Consider creating a NamedSet either wrapping your existing set implementation with a simple Delegator, or subclassing it (if it is not final). Then you can provide an additional key or name field to identify the set and use that as the key for your cache.

Isn't this potentially a slow process? When is it calculated? As soon as the Set is generated or on demand? Couldn't this actually eat up lots the performance gains I expect to gain by caching?

In principle, this is not specified in the Set interface, thus it depends on the implementation.

For the general-purpose Set implementations in java.util and java.util.concurrent (as well as the set views of the general purpose maps), hashCode() is calculated on demand, and will be slow for bigger sets. (For small sets with simple elements, this does not really matter.)

The reason is that the hashCode (as well as equals) as defined is dynamic, e.g. changes whenever an element is added or removed, and changes also if the hashCode of an element changes (which is problematic by itself for hash-based sets). Thus, normally a Set/List/Map is not really a good key for a map.

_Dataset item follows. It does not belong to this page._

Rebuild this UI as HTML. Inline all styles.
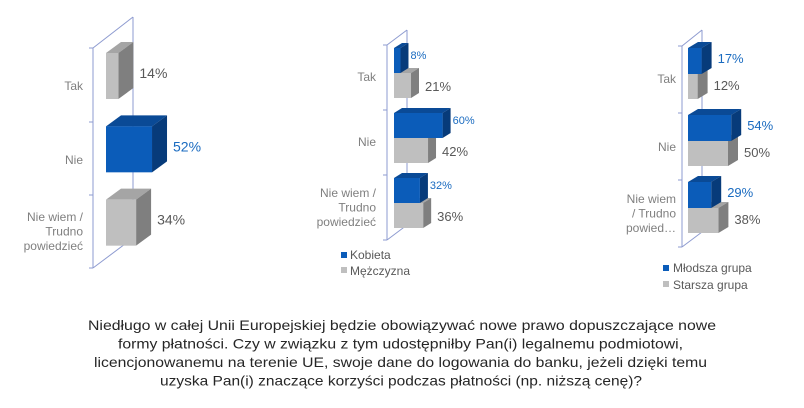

For an immutable set (which is also in practice the only type of set which is really suitable as a map key), the hash code could be calculated once (either on creation or on the first use) and then cached (like String does it).

One could also implement such a caching for mutable sets, as long as the hash codes of the elements don't change: The formula is simple enough that it is possible to update the value on every addition or removal without inspecting anything than the added/removed element. But make sure the set does not change while it is used as a key in a map.

(Most of this also applies to List and Map with their similar hashCode() formulas.)